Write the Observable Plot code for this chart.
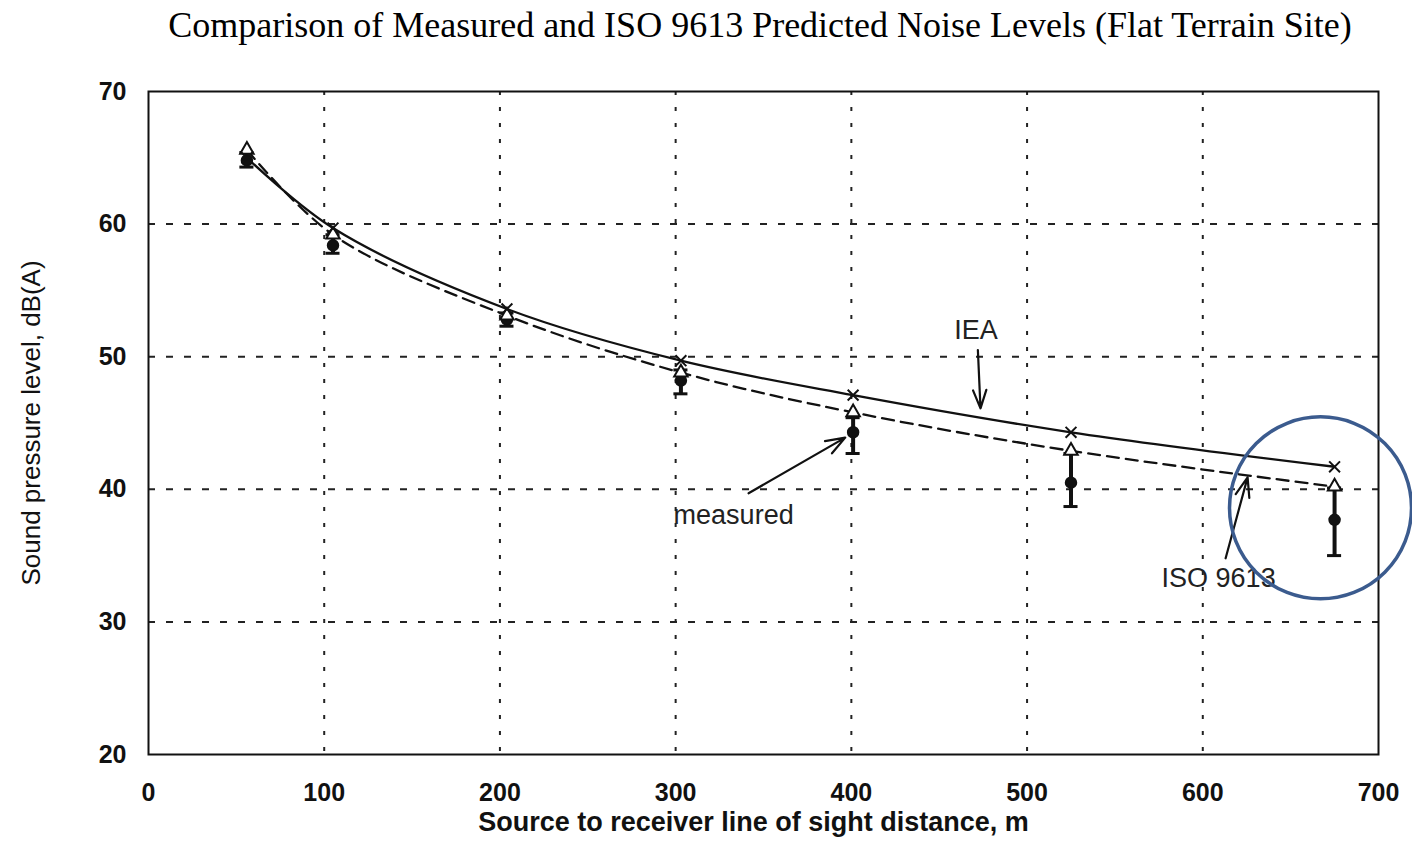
<!DOCTYPE html>
<html>
<head>
<meta charset="utf-8">
<script src="https://cdn.jsdelivr.net/npm/d3@7"></script>
<script src="https://cdn.jsdelivr.net/npm/@observablehq/plot@0.6"></script>
<style>
  html, body { margin: 0; padding: 0; background: #fff; }
  #title { height: 60px; box-sizing: border-box; padding-top: 4px; padding-left: 108px; text-align: center;
    font-family: "Liberation Serif", "DejaVu Serif", serif; font-size: 36px; color: #000; white-space: nowrap; }
  g[aria-label="x-axis tick label"] text, g[aria-label="y-axis tick label"] text {
    font-family: "Liberation Sans", Arial, sans-serif; font-weight: bold; font-size: 25px; fill: #111; }
</style>
</head>
<body>
<div id="title">Comparison of Measured and ISO 9613 Predicted Noise Levels (Flat Terrain Site)</div>
<div id="chart"></div>
<script>
// Data
const distance   = [56, 105, 204, 303, 401, 525, 675];      // m
const iea        = [65.0, 59.7, 53.6, 49.7, 47.1, 44.3, 41.7];
const iso9613    = [65.6, 59.2, 53.1, 48.8, 45.8, 42.9, 40.2];
const measured   = [64.8, 58.4, 52.8, 48.2, 44.3, 40.5, 37.7];
const measuredLo = [64.3, 57.8, 52.3, 47.2, 42.7, 38.7, 35.0];
const measuredHi = [65.4, 59.2, 53.3, 49.0, 45.4, 42.7, 40.1];

const xTicks = [0, 100, 200, 300, 400, 500, 600, 700];
const yTicks = [20, 30, 40, 50, 60, 70];
const xLabel = "Source to receiver line of sight distance, m";
const yLabel = "Sound pressure level, dB(A)";

// Annotation labels and arrows (data units)
const labels = [
  {text: "IEA", x: 471, y: 52.0},
  {text: "measured", x: 333, y: 38.0},
  {text: "ISO 9613", x: 609, y: 33.3}
];
const arrows = [
  {x1: 472, y1: 50.5, x2: 473.5, y2: 46.1},
  {x1: 341.5, y1: 39.7, x2: 396.5, y2: 43.9},
  {x1: 613, y1: 34.8, x2: 625.5, y2: 40.9}
];
const highlight = [{x: 667, y: 38.6}];

const rows = distance.map((d, i) => ({
  d, iea: iea[i], iso: iso9613[i], m: measured[i], lo: measuredLo[i], hi: measuredHi[i]
}));
const capHalf = 4;

const chart = Plot.plot({
  width: 1412,
  height: 784,
  marginLeft: 148,
  marginRight: 34,
  marginTop: 31,
  marginBottom: 90,
  style: {fontFamily: "Liberation Sans, Arial, sans-serif", background: "#fff"},
  x: {domain: [0, 700]},
  y: {domain: [20, 70]},
  marks: [
    Plot.ruleX(xTicks.filter(t => t > 0 && t < 700), {stroke: "#222", strokeWidth: 2, strokeDasharray: "4,12"}),
    Plot.ruleY(yTicks.filter(t => t > 20 && t < 70), {stroke: "#222", strokeWidth: 2, strokeDasharray: "7,11"}),
    Plot.axisX({ticks: xTicks, tickSize: 0, tickPadding: 29, label: null}),
    Plot.axisY({ticks: yTicks, tickSize: 0, tickPadding: 22, label: null}),
    Plot.frame({stroke: "#111", strokeWidth: 2}),
    // curves
    Plot.line(rows, {x: "d", y: "iso", curve: "catmull-rom", stroke: "#111", strokeWidth: 2.3, strokeDasharray: "12,7"}),
    Plot.line(rows, {x: "d", y: "iea", curve: "catmull-rom", stroke: "#111", strokeWidth: 2.3}),
    // measured error bars
    Plot.ruleX(rows, {x: "d", y1: "lo", y2: "hi", stroke: "#111", strokeWidth: 4}),
    Plot.ruleY(rows, {y: "lo", x1: r => r.d - capHalf, x2: r => r.d + capHalf, stroke: "#111", strokeWidth: 3}),
    Plot.ruleY(rows, {y: "hi", x1: r => r.d - capHalf, x2: r => r.d + capHalf, stroke: "#111", strokeWidth: 3}),
    Plot.dot(rows, {x: "d", y: "m", r: 5.5, fill: "#111", stroke: "#111"}),
    Plot.dot(rows, {x: "d", y: "iso", symbol: "triangle", r: 5, fill: "#fff", stroke: "#111", strokeWidth: 2}),
    Plot.dot(rows, {x: "d", y: "iea", symbol: "times", r: 5, stroke: "#111", strokeWidth: 2}),
    // annotations
    Plot.arrow(arrows, {x1: "x1", y1: "y1", x2: "x2", y2: "y2", stroke: "#111", strokeWidth: 2.2, headLength: 14, headAngle: 40}),
    Plot.text(labels, {x: "x", y: "y", text: "text", fontSize: 27, fill: "#222"}),
    Plot.text([xLabel], {frameAnchor: "bottom", dx: -10, dy: 76, fontSize: 27, fontWeight: "bold", fill: "#111"}),
    Plot.text([yLabel], {frameAnchor: "left", textAnchor: "middle", dx: -117, rotate: -90, fontSize: 26, fill: "#111"}),
    Plot.dot(highlight, {x: "x", y: "y", r: 91, fill: "none", stroke: "#3b5b8e", strokeWidth: 3.5})
  ]
});
document.getElementById("chart").appendChild(chart);
</script>
</body>
</html>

» WORK TO COMPLETE: Would you reproduce the lines above, from the very first through the line containing "const capHalf = 4;", exactly and without the pictures?

» THE SOLUTION:
Write the Observable Plot code for this chart.
<!DOCTYPE html>
<html>
<head>
<meta charset="utf-8">
<script src="https://cdn.jsdelivr.net/npm/d3@7"></script>
<script src="https://cdn.jsdelivr.net/npm/@observablehq/plot@0.6"></script>
<style>
  html, body { margin: 0; padding: 0; background: #fff; }
  #title { height: 60px; box-sizing: border-box; padding-top: 4px; padding-left: 108px; text-align: center;
    font-family: "Liberation Serif", "DejaVu Serif", serif; font-size: 36px; color: #000; white-space: nowrap; }
  g[aria-label="x-axis tick label"] text, g[aria-label="y-axis tick label"] text {
    font-family: "Liberation Sans", Arial, sans-serif; font-weight: bold; font-size: 25px; fill: #111; }
</style>
</head>
<body>
<div id="title">Comparison of Measured and ISO 9613 Predicted Noise Levels (Flat Terrain Site)</div>
<div id="chart"></div>
<script>
// Data
const distance   = [56, 105, 204, 303, 401, 525, 675];      // m
const iea        = [65.0, 59.7, 53.6, 49.7, 47.1, 44.3, 41.7];
const iso9613    = [65.6, 59.2, 53.1, 48.8, 45.8, 42.9, 40.2];
const measured   = [64.8, 58.4, 52.8, 48.2, 44.3, 40.5, 37.7];
const measuredLo = [64.3, 57.8, 52.3, 47.2, 42.7, 38.7, 35.0];
const measuredHi = [65.4, 59.2, 53.3, 49.0, 45.4, 42.7, 40.1];

const xTicks = [0, 100, 200, 300, 400, 500, 600, 700];
const yTicks = [20, 30, 40, 50, 60, 70];
const xLabel = "Source to receiver line of sight distance, m";
const yLabel = "Sound pressure level, dB(A)";

// Annotation labels and arrows (data units)
const labels = [
  {text: "IEA", x: 471, y: 52.0},
  {text: "measured", x: 333, y: 38.0},
  {text: "ISO 9613", x: 609, y: 33.3}
];
const arrows = [
  {x1: 472, y1: 50.5, x2: 473.5, y2: 46.1},
  {x1: 341.5, y1: 39.7, x2: 396.5, y2: 43.9},
  {x1: 613, y1: 34.8, x2: 625.5, y2: 40.9}
];
const highlight = [{x: 667, y: 38.6}];

const rows = distance.map((d, i) => ({
  d, iea: iea[i], iso: iso9613[i], m: measured[i], lo: measuredLo[i], hi: measuredHi[i]
}));
const capHalf = 4;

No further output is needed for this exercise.